══ Exercise materials

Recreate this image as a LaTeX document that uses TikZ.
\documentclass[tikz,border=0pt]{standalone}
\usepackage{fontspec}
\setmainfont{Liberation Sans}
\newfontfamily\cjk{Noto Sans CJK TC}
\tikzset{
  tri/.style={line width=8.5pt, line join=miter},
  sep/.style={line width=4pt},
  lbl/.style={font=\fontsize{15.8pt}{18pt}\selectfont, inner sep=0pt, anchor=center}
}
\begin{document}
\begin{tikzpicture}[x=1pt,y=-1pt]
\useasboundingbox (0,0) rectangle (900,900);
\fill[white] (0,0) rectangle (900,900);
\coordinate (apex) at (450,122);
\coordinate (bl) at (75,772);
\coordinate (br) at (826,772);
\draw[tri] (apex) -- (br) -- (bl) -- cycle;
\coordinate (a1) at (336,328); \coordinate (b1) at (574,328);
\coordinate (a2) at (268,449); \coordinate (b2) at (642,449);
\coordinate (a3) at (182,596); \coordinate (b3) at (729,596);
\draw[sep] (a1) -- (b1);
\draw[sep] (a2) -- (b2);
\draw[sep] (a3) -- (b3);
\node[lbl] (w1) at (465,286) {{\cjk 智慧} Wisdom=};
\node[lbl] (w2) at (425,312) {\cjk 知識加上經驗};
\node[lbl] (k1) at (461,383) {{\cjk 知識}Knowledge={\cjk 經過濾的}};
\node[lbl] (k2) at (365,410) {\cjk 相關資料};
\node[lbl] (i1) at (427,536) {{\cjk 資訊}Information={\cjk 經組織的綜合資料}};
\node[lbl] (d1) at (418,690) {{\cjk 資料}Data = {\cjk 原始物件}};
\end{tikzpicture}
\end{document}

════
══ Exercise materials

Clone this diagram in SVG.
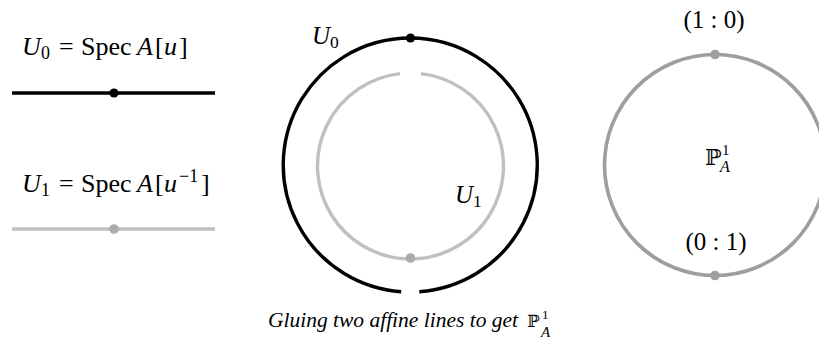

════
══ Exercise materials

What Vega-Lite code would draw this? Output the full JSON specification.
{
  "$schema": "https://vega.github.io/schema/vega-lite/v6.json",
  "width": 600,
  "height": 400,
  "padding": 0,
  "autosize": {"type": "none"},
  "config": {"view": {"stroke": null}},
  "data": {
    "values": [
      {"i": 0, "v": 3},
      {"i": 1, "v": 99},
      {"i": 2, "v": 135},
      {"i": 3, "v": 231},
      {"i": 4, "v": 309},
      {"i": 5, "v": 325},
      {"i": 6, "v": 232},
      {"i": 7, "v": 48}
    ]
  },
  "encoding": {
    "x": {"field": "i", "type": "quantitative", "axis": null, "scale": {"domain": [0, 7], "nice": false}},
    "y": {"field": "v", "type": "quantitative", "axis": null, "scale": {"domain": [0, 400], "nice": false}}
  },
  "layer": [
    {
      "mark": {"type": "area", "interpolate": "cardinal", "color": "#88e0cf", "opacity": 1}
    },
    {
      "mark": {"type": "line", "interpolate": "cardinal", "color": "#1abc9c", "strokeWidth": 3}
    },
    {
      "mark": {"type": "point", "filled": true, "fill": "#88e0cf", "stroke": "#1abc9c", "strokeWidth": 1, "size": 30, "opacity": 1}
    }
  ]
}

════

Prompt:
Which lines above contain the word "this"? Copy each of them.

Response below:
Recreate this image as a LaTeX document that uses TikZ.
Clone this diagram in SVG.
What Vega-Lite code would draw this? Output the full JSON specification.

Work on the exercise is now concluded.